Members of the governing Hamas faction and rival Fatah conducted joint patrols of the Gaza Strip to ensure that their gunmen had left the bullet-pocked streets and removed checkpoints as required by the ceasefire's midnight deadline.

Hamas spokesman Fawzi Barhoum accused Fatah of violating the ceasefire by abducting four Hamas members and refusing to pull gunmen off several rooftops in Gaza City.

"Such violations could blow up the internal situation and endanger the Mecca dialogue," he told Reuters.

While both sides had released some hostages taken during the fighting, officials said that Hamas still held nine Fatah men while 32 members of Hamas remained in Fatah custody.

PREVIOUS TRUCES

Previous truces fell apart quickly amid tensions that have spiraled since Hamas, an Islamist group whose charter calls for Israel's destruction, trounced Fatah in elections last year, prompting the West to suspend aid unless it moderates its stand.

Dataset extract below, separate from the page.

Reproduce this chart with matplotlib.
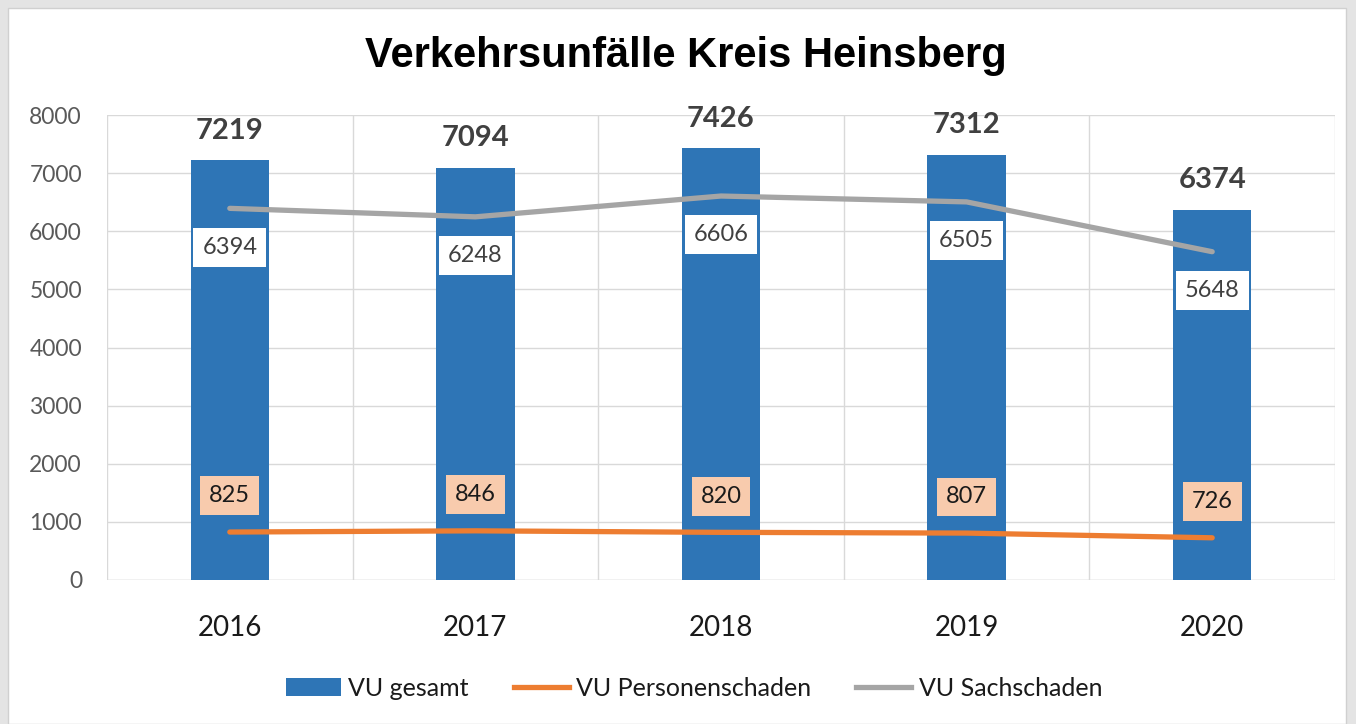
import numpy as np
import matplotlib.pyplot as plt
from matplotlib.patches import Rectangle, Patch
from matplotlib.lines import Line2D

years = ['2016', '2017', '2018', '2019', '2020']
vu_gesamt = [7219, 7094, 7426, 7312, 6374]
vu_personen = [825, 846, 820, 807, 726]
vu_sach = [6394, 6248, 6606, 6505, 5648]

blue = '#2E75B6'
orange = '#ED7D31'
gray = '#A5A5A5'

plt.rcParams['font.family'] = ['Lato', 'DejaVu Sans']

fig = plt.figure(figsize=(13.56, 7.24), dpi=100, facecolor='#e4e4e4')
fig.patches.append(Rectangle((8 / 1356, 0), 1338 / 1356, 716 / 724,
                             transform=fig.transFigure, facecolor='white',
                             edgecolor='#d0d0d0', lw=1, zorder=-10))

ax = fig.add_axes([107 / 1356, 1 - 580 / 724, 1228 / 1356, 465 / 724])
ax.set_facecolor('white')
x = np.arange(len(years))

ax.bar(x, vu_gesamt, width=0.32, color=blue, zorder=2)
ax.plot(x, vu_personen, color=orange, lw=3.8, solid_capstyle='round', zorder=3)
ax.plot(x, vu_sach, color=gray, lw=3.8, solid_capstyle='round', zorder=3)

for xi, v in zip(x, vu_gesamt):
    ax.annotate(str(v), (xi, v), xytext=(0, 12), textcoords='offset points',
                ha='center', va='bottom', fontsize=21, fontweight='bold',
                color='#404040', zorder=5)

for xi, v in zip(x, vu_sach):
    ax.annotate(str(v), (xi, v), xytext=(0, -28), textcoords='offset points',
                ha='center', va='center', fontsize=17, color='#404040', zorder=5,
                bbox=dict(boxstyle='square,pad=0.38', facecolor='white', edgecolor='none'))

for xi, v in zip(x, vu_personen):
    ax.annotate(str(v), (xi, v), xytext=(0, 26), textcoords='offset points',
                ha='center', va='center', fontsize=17, color='#1a1a1a', zorder=5,
                bbox=dict(boxstyle='square,pad=0.38', facecolor='#F8CBAD', edgecolor='none'))

ax.set_xlim(-0.5, 4.5)
ax.set_ylim(0, 8000)
ax.set_yticks(np.arange(0, 8001, 1000))
ax.set_xticks(x)
ax.set_xticklabels(years)
ax.set_xticks(np.arange(-0.5, 5, 1), minor=True)
ax.tick_params(axis='x', which='both', length=0, pad=25, labelsize=20, labelcolor='#1a1a1a')
ax.tick_params(axis='y', length=0, pad=18, labelsize=16.5, labelcolor='#595959')
ax.grid(axis='y', color='#d9d9d9', lw=1, zorder=0)
ax.grid(axis='x', which='minor', color='#d9d9d9', lw=1, zorder=0)
ax.grid(axis='x', which='major', visible=False)
for s in ax.spines.values():
    s.set_visible(False)
ax.axhline(0, color='#d9d9d9', lw=1, zorder=1)

fig.text(686 / 1356, 1 - 56 / 724, 'Verkehrsunfälle Kreis Heinsberg', ha='center', va='center',
         fontsize=30, fontweight='bold', family=['Liberation Sans', 'DejaVu Sans'], color='black')

handles = [Patch(facecolor=blue, edgecolor='none'),
           Line2D([], [], color=orange, lw=3.8),
           Line2D([], [], color=gray, lw=3.8)]
fig.legend(handles, ['VU gesamt', 'VU Personenschaden', 'VU Sachschaden'],
           loc='center', bbox_to_anchor=(694 / 1356, 1 - 688 / 724), ncol=3, frameon=False,
           fontsize=18, handlelength=2.2, handleheight=0.7, handletextpad=0.3,
           columnspacing=1.8, labelcolor='#1a1a1a')

fig.savefig('out.png', dpi=100, facecolor=fig.get_facecolor())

Abbas's call in December for new elections triggered an especially fierce round of fighting. Hamas accused Abbas, the Fatah leader, of engineering a coup. At least 80 people have been killed in clashes since.

Abbas said he would give talks one last chance to form a coalition government between Hamas and Fatah.

"Fatah has always been interested in an agreement, an agreement that serves the Palestinian interest and would get our people out of the internal, regional and international crisis," Tawfiq Abu Khoussa, a Fatah spokesman, said.

But he noted that previous rounds of negotiations had been abandoned after Hamas stuck to its refusal to accept Western demands that the government recognize the Jewish state, renounce violence and accept past Israeli-Palestinian accords.

"Optimism alone is not enough, our people have witnessed long dialogues and numerous meetings. We want to get out (from Mecca) with a national agreement," he said.

Failure to clinch an agreement in Mecca appeared certain to trigger more fighting on Gaza's still tense streets.

Hamas's Izz el-Deen al-Qassam brigades armed wing said it continued to hold a nephew of Mohammad Dahlan, Fatah's most powerful leader in Gaza and a top security aide to Abbas.

Qassam Brigades has also called on the Fatah forces that stormed and burned part of Gaza's Islamic University on Friday to turn themselves in to the brigade's leaders by Wednesday night or face "punishment".